A woman holds a placard for Jakelin Caal Maquin, a 7-year-old Guatemalan girl who died in U.S. custody after crossing illegally from Mexico to the U.S., during a protest held to demand justice for her in El Paso, Texas, Dec. 15, 2018.
A woman holds a placard for Jakelin Caal Maquin, a 7-year-old Guatemalan girl who died in U.S. custody after crossing illegally from Mexico to the U.S., during a protest held to demand justice for her in El Paso, Texas, Dec. 15, 2018.

Jakelin’s uncle, Jose Manuel Caal, said he had heard she was ill before she died, but he had expected her to recover. “The girl’s death left us in shock,” he said.

The family hopes the girl’s father can remain in the United States.

“What I want now is for Nery to stay and work in the United States. That’s what I want,” said his wife.

A Guatemalan consular official told Reuters on Friday that Caal told him he had crossed the border planning to turn himself in to U.S. authorities, and would try to stay.

Record numbers of parents traveling with children are being apprehended trying to cross the U.S. border with Mexico. In November, U.S. Customs and Border Protection (CBP) officers detained 25,172 members of “family units,” the highest monthly number ever recorded, the agency said.

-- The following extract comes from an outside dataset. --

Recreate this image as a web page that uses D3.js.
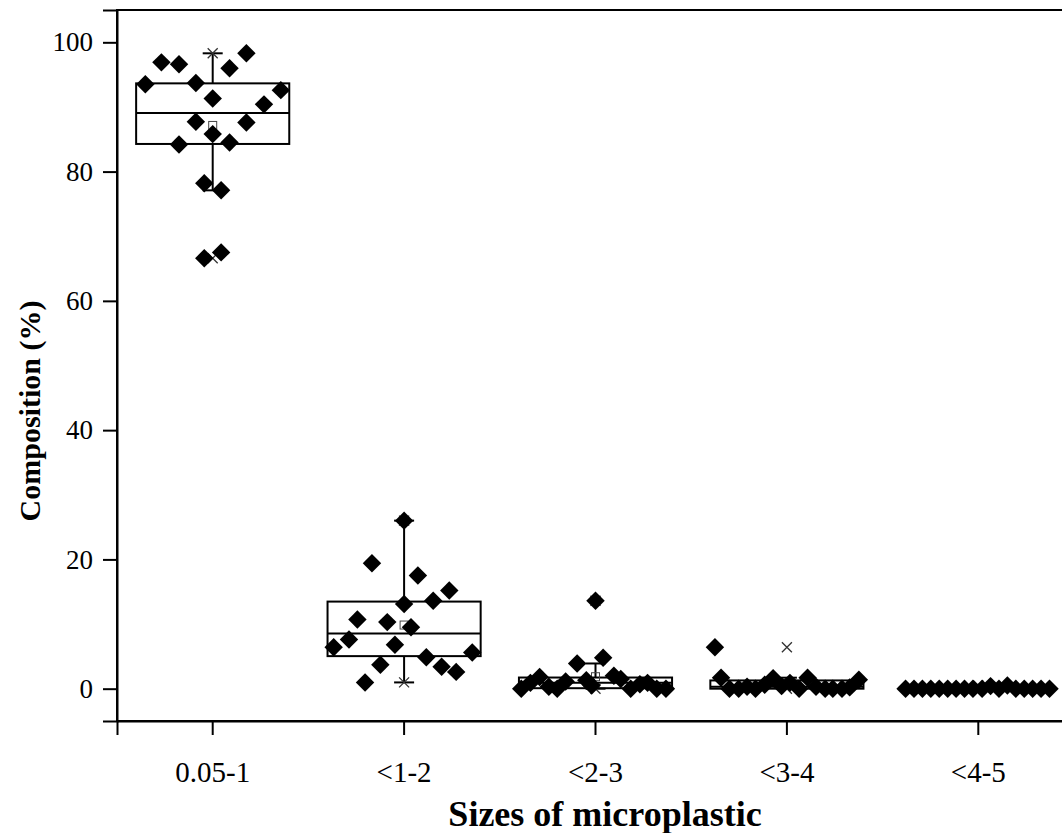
<!DOCTYPE html>
<html>
<head>
<meta charset="utf-8">
<script src="https://cdn.jsdelivr.net/npm/d3@7"></script>
<style>
  html, body { margin: 0; padding: 0; background: #fff; }
  svg { display: block; }
  text { font-family: "Liberation Serif", "Times New Roman", serif; fill: #000; }
</style>
</head>
<body>
<svg id="chart" width="1062" height="833"></svg>
<script>
// ---- data ----
const categories = ["0.05-1", "<1-2", "<2-3", "<3-4", "<4-5"];
const yTicks = [0, 20, 40, 60, 80, 100];

const values1 = [93.5, 96.9, 96.6, 93.7, 91.3, 96.0, 98.3, 87.7, 85.8, 84.2, 84.5, 87.6, 90.4, 92.6, 78.2, 77.1, 66.6, 67.5];
const jitter1 = [-0.88, -0.67, -0.44, -0.22, 0, 0.22, 0.44, -0.22, 0, -0.44, 0.22, 0.44, 0.67, 0.89, -0.11, 0.11, -0.11, 0.11];

const values2 = [26.0, 19.4, 17.5, 15.2, 13.6, 13.1, 10.7, 10.3, 9.5, 7.6, 6.4, 6.8, 5.6, 4.85, 3.7, 3.4, 2.6, 0.97];
const jitter2 = [0, -0.42, 0.18, 0.59, 0.38, 0, -0.61, -0.22, 0.09, -0.72, -0.92, -0.12, 0.89, 0.29, -0.31, 0.49, 0.68, -0.51];

const values3 = [0, 0.9, 1.8, 0.3, 0, 1.1, 3.9, 1.3, 0.5, 13.6, 4.8, 2.0, 1.5, 0, 0.7, 0.9, 0, 0];
const jitter3 = [-0.97, -0.85, -0.73, -0.61, -0.50, -0.39, -0.24, -0.12, -0.05, 0, 0.10, 0.24, 0.33, 0.46, 0.58, 0.68, 0.80, 0.92];

const values4 = [6.4, 1.7, 0, 0, 0.3, 0, 0.6, 1.6, 0.4, 0.9, 0, 1.7, 0.3, 0, 0, 0, 0.2, 1.4];
const jitter4 = [-0.94, -0.86, -0.75, -0.63, -0.52, -0.41, -0.29, -0.18, -0.07, 0.04, 0.16, 0.27, 0.38, 0.50, 0.60, 0.72, 0.82, 0.94];

const values5 = [0, 0, 0, 0, 0, 0, 0, 0, 0, 0, 0.4, 0, 0.5, 0, 0, 0, 0, 0];
const jitter5 = [-0.95, -0.84, -0.73, -0.62, -0.51, -0.40, -0.29, -0.18, -0.07, 0.05, 0.16, 0.27, 0.38, 0.49, 0.60, 0.71, 0.82, 0.93];

const groups = [
  { cat: categories[0], values: values1, jitter: jitter1 },
  { cat: categories[1], values: values2, jitter: jitter2 },
  { cat: categories[2], values: values3, jitter: jitter3 },
  { cat: categories[3], values: values4, jitter: jitter4 },
  { cat: categories[4], values: values5, jitter: jitter5 }
];

(function () {
  const svg = d3.select("#chart");
  const pL = 117, pR = 1074, pT = 10, pB = 721;
  const serif = '"Liberation Serif", "Times New Roman", serif';

  const x = d3.scaleBand().domain(categories).range([pL, pR]).paddingInner(0).paddingOuter(0);
  const y = d3.scaleLinear().domain([-5, 105]).range([pB, pT]);

  const boxW = x.bandwidth() * 0.8;
  const half = boxW / 2;

  // frame
  svg.append("rect")
    .attr("x", pL).attr("y", pT)
    .attr("width", pR - pL).attr("height", pB - pT)
    .attr("fill", "none").attr("stroke", "#000").attr("stroke-width", 2);

  // y axis
  const yAxis = d3.axisLeft(y).tickValues(yTicks).tickSize(14).tickPadding(10).tickFormat(d3.format("d"));
  const gy = svg.append("g").attr("transform", `translate(${pL},0)`).call(yAxis);
  gy.attr("font-family", serif).attr("font-size", 27);
  gy.select(".domain").attr("stroke-width", 2);
  gy.selectAll(".tick line").attr("stroke-width", 2);
  gy.selectAll(".tick text").style("font-size", "27px").style("font-family", serif);

  // x axis
  const xAxis = d3.axisBottom(x).tickSize(14).tickPadding(26);
  const gx = svg.append("g").attr("transform", `translate(0,${pB})`).call(xAxis);
  gx.attr("font-family", serif).attr("font-size", 29);
  gx.select(".domain").attr("stroke-width", 2);
  gx.selectAll(".tick line").attr("stroke-width", 2);
  gx.selectAll(".tick text").style("font-size", "29px").style("font-family", serif);

  // axis titles
  svg.append("text")
    .attr("transform", `translate(40,411) rotate(-90)`)
    .attr("text-anchor", "middle")
    .style("font-family", serif)
    .style("font-size", "30px").style("font-weight", "bold")
    .text("Composition (%)");

  svg.append("text")
    .attr("x", 605).attr("y", 826)
    .attr("text-anchor", "middle")
    .style("font-family", serif)
    .style("font-size", "36px").style("font-weight", "bold")
    .text("Sizes of microplastic");

  // ---- boxes ----
  const boxLayer = svg.append("g");
  groups.forEach(g => {
    const s = g.values.slice().sort(d3.ascending);
    const q1 = d3.quantile(s, 0.25), med = d3.quantile(s, 0.5), q3 = d3.quantile(s, 0.75);
    const iqr = q3 - q1;
    const hiW = d3.max(s.filter(v => v <= q3 + 1.5 * iqr));
    const loW = d3.min(s.filter(v => v >= q1 - 1.5 * iqr));
    const mean = d3.mean(s);
    const mn = d3.min(s), mx = d3.max(s);
    const cx = x(g.cat) + x.bandwidth() / 2;
    const b = boxLayer.append("g").attr("stroke", "#000").attr("fill", "none");

    b.append("line").attr("x1", cx).attr("x2", cx).attr("y1", y(q3)).attr("y2", y(hiW)).attr("stroke-width", 2);
    b.append("line").attr("x1", cx).attr("x2", cx).attr("y1", y(q1)).attr("y2", y(loW)).attr("stroke-width", 2);
    [hiW, loW].forEach(v => {
      b.append("line").attr("x1", cx - 10).attr("x2", cx + 10).attr("y1", y(v)).attr("y2", y(v)).attr("stroke-width", 2);
    });
    b.append("rect").attr("x", cx - half).attr("y", y(q3))
      .attr("width", boxW).attr("height", Math.max(y(q1) - y(q3), 0.5)).attr("stroke-width", 2);
    b.append("line").attr("x1", cx - half).attr("x2", cx + half).attr("y1", y(med)).attr("y2", y(med)).attr("stroke-width", 2);
    b.append("rect").attr("x", cx - 4).attr("y", y(mean) - 4).attr("width", 8).attr("height", 8)
      .attr("stroke", "#444").attr("stroke-width", 1);
    [mn, mx].forEach(v => {
      const yy = y(v);
      b.append("path").attr("d", `M${cx - 5},${yy - 5}L${cx + 5},${yy + 5}M${cx - 5},${yy + 5}L${cx + 5},${yy - 5}`)
        .attr("stroke", "#333").attr("stroke-width", 1.3);
    });
  });

  // ---- points ----
  const sym = d3.symbol().type(d3.symbolSquare).size(170);
  const ptLayer = svg.append("g");
  groups.forEach(g => {
    const cx = x(g.cat) + x.bandwidth() / 2;
    ptLayer.selectAll(null).data(g.values.map((v, i) => ({ v, j: g.jitter[i] })))
      .enter().append("path")
      .attr("d", sym)
      .attr("transform", d => `translate(${cx + d.j * half},${y(d.v)}) rotate(45)`)
      .attr("fill", "#000");
  });
})();
</script>
</body>
</html>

Parents with children are more likely to be released by U.S. authorities while their cases are processed because of legal restrictions on keeping children in detention.

Caal remains in the El Paso, Texas, area, where his daughter died after being flown by helicopter to a hospital there for emergency treatment when she stopped breathing.

A brain scan revealed swelling and Jakelin was diagnosed with liver failure. She died early in the morning on Dec. 8, with her father at the hospital, a CBP official said.

U.S. authorities are investigating the death.